#### Work to complete
Copy out each line of the material in which the word "this" appears.

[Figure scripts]
▼

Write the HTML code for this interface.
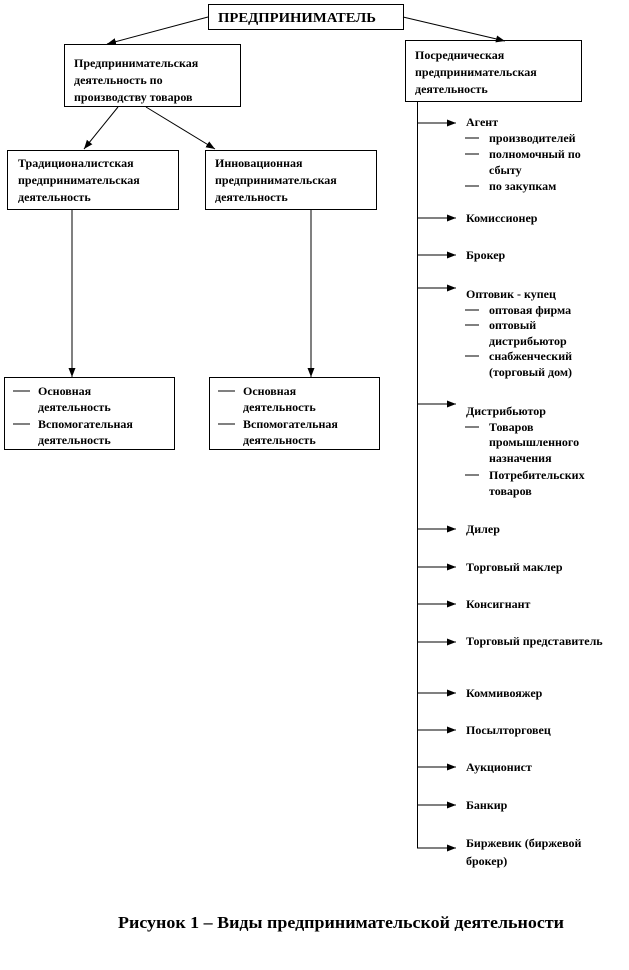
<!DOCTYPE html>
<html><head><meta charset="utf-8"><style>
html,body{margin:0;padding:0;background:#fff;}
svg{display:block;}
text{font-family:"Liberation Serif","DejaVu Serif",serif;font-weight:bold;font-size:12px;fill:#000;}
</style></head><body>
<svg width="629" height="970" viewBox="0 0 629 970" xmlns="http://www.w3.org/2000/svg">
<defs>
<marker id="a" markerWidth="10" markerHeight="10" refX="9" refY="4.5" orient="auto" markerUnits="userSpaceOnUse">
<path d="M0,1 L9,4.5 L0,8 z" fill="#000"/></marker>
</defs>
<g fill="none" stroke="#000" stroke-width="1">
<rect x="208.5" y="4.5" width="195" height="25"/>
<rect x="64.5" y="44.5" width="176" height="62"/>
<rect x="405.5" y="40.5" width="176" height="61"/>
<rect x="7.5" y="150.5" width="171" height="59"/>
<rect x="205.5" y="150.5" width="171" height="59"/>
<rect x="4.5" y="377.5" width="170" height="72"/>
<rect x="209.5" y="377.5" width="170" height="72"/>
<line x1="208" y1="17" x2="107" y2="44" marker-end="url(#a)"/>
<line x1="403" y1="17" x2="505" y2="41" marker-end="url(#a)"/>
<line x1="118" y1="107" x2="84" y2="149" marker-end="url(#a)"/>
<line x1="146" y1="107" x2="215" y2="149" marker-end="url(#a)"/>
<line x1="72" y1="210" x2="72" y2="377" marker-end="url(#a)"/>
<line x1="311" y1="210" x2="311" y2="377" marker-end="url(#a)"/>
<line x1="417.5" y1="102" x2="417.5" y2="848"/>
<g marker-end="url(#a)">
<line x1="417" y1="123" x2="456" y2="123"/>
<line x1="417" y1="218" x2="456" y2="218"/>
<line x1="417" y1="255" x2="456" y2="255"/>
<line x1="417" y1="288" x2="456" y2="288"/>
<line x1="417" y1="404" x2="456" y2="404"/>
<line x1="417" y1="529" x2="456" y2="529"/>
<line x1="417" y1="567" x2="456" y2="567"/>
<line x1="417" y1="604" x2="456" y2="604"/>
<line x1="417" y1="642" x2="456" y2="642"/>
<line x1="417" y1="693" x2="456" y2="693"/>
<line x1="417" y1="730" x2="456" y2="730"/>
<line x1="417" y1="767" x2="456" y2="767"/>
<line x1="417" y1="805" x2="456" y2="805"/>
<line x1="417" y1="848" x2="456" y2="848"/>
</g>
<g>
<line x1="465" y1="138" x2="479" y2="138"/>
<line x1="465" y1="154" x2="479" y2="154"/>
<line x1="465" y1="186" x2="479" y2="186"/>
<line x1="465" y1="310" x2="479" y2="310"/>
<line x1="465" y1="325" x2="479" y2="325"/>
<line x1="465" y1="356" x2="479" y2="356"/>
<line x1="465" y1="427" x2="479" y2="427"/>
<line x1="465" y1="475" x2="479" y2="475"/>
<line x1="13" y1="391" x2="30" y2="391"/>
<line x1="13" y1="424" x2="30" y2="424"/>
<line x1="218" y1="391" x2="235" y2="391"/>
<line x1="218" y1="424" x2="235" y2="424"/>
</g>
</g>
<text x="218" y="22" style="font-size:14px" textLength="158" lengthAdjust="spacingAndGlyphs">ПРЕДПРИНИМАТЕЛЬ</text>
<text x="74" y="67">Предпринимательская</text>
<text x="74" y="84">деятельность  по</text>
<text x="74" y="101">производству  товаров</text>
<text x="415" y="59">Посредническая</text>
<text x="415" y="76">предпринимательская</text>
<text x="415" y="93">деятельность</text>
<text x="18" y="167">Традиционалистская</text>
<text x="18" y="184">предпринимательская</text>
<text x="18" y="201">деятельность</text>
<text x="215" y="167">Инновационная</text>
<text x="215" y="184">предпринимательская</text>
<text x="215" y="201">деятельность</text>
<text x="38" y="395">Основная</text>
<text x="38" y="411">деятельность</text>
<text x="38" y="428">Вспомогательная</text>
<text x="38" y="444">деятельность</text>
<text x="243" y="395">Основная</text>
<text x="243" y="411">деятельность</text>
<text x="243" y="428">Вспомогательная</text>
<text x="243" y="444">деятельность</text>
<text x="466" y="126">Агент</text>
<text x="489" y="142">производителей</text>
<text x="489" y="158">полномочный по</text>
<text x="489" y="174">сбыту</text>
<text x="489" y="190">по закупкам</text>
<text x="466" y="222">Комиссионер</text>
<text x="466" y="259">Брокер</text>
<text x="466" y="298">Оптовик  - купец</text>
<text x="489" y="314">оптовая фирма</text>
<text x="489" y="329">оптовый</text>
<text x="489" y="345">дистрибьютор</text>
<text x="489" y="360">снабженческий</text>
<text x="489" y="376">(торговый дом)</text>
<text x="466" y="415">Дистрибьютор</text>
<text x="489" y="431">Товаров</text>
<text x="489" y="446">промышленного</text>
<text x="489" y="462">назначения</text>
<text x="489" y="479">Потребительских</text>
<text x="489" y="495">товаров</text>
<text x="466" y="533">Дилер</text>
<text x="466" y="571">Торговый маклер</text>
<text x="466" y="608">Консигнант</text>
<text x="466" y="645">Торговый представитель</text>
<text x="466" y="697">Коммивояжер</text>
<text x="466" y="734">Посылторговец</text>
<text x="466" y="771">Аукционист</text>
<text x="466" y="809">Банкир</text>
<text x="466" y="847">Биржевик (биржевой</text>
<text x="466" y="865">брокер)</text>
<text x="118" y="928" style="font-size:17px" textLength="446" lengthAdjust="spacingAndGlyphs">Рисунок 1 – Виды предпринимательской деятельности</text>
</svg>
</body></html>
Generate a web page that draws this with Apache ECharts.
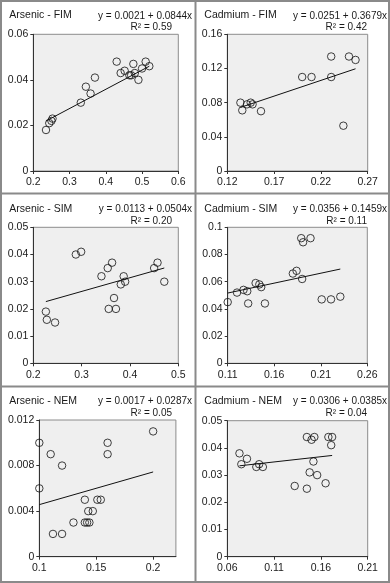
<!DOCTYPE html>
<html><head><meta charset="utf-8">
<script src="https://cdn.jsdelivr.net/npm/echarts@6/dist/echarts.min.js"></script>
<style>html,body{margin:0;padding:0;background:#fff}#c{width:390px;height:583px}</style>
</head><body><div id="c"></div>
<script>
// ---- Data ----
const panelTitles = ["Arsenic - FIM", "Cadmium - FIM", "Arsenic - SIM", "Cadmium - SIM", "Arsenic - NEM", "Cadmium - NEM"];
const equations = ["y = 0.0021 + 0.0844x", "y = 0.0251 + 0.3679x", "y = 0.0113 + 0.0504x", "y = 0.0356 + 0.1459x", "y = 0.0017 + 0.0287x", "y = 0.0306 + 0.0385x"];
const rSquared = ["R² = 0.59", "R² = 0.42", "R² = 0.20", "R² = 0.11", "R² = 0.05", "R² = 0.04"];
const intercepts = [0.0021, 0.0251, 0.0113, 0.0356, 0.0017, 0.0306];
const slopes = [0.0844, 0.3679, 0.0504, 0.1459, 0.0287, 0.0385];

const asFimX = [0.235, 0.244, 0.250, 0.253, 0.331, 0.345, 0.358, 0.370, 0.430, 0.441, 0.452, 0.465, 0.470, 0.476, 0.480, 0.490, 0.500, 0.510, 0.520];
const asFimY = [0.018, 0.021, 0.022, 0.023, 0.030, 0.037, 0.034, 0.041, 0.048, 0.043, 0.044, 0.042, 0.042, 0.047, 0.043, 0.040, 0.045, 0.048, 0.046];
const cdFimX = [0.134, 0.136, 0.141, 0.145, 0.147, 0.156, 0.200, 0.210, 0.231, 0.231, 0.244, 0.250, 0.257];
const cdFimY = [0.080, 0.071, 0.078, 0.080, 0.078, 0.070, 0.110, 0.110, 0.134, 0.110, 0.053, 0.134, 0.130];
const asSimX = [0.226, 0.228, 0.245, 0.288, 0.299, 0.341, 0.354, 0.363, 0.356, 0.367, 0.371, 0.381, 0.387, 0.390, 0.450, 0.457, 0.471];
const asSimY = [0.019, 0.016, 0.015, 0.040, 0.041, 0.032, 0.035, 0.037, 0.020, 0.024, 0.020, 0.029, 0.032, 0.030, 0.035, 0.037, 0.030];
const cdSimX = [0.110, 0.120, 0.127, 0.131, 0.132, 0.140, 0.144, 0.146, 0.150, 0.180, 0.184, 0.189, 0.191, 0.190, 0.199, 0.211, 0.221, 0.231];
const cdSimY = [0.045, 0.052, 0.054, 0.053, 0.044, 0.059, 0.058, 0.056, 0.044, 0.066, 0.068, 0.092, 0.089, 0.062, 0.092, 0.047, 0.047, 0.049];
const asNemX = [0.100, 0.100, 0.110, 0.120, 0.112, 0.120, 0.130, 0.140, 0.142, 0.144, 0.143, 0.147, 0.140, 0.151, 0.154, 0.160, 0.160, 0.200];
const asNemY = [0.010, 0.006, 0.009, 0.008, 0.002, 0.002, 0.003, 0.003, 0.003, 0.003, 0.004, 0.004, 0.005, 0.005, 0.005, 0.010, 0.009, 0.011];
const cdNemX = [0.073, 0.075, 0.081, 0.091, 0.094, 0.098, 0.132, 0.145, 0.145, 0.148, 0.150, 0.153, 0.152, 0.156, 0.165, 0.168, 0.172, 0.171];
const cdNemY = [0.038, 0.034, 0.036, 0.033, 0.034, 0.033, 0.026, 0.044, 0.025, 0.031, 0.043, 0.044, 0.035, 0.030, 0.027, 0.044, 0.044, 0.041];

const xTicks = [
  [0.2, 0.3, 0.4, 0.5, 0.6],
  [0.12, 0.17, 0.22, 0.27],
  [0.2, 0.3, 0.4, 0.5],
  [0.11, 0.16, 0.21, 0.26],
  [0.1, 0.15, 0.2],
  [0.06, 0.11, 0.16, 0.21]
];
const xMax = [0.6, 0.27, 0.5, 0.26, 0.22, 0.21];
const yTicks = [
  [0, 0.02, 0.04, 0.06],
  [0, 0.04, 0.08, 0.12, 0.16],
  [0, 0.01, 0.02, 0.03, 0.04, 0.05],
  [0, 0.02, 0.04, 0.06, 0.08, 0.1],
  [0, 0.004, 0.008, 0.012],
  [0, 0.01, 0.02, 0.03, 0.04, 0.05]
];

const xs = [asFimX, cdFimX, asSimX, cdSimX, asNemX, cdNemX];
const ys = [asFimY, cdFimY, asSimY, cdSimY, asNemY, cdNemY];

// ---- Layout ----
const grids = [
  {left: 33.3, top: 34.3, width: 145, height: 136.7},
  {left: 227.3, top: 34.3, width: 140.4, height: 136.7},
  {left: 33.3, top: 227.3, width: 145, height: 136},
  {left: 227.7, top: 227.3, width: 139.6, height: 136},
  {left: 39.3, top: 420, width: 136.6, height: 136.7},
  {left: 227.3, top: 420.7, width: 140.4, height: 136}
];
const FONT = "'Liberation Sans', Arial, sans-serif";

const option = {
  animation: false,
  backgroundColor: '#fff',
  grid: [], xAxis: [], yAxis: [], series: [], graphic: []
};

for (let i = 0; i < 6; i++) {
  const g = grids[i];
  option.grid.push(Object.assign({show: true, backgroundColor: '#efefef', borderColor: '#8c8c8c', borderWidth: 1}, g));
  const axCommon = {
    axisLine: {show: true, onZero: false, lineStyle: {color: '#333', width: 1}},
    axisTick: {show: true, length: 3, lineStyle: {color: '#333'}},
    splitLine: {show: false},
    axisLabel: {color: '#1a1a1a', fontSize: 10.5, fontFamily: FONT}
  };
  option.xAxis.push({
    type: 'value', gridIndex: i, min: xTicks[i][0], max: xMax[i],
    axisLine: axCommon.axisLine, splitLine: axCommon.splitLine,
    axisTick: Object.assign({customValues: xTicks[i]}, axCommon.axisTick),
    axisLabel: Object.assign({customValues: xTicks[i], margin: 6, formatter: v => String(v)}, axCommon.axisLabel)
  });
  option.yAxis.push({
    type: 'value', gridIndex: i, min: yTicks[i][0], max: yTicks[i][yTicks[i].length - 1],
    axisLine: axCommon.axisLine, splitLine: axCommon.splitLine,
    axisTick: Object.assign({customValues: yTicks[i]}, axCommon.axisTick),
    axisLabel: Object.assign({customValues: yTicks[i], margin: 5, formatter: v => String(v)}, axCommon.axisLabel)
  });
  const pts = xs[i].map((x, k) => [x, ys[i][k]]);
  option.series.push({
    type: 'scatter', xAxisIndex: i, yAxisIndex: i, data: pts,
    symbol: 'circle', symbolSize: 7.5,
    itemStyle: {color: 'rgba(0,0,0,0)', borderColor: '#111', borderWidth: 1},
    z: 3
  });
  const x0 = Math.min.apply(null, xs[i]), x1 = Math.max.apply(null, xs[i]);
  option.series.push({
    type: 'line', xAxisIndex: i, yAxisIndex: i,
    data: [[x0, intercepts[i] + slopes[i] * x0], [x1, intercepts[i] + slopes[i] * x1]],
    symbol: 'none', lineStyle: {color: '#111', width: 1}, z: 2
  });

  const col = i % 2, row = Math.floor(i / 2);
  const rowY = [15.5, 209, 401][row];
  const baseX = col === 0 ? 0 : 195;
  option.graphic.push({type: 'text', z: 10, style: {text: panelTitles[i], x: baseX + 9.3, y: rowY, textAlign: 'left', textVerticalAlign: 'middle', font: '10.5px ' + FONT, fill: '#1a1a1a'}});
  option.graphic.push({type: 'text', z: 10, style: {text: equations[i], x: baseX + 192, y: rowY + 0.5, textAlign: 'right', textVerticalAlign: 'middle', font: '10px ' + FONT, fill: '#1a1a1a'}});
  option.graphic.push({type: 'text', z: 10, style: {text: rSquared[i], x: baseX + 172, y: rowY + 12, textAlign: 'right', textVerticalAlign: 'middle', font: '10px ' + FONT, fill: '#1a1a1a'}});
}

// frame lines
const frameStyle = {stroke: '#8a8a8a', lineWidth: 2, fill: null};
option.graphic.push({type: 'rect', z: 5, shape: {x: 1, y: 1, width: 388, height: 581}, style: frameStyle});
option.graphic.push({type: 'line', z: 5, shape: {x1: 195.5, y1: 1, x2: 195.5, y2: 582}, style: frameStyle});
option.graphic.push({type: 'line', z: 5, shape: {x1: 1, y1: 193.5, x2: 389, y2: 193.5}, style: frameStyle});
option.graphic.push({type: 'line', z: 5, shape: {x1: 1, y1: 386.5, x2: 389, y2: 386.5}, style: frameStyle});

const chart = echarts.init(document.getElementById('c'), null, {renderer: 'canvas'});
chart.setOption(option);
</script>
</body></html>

▲

#### Answer to the problem
Write the HTML code for this interface.
Generate a web page that draws this with Apache ECharts.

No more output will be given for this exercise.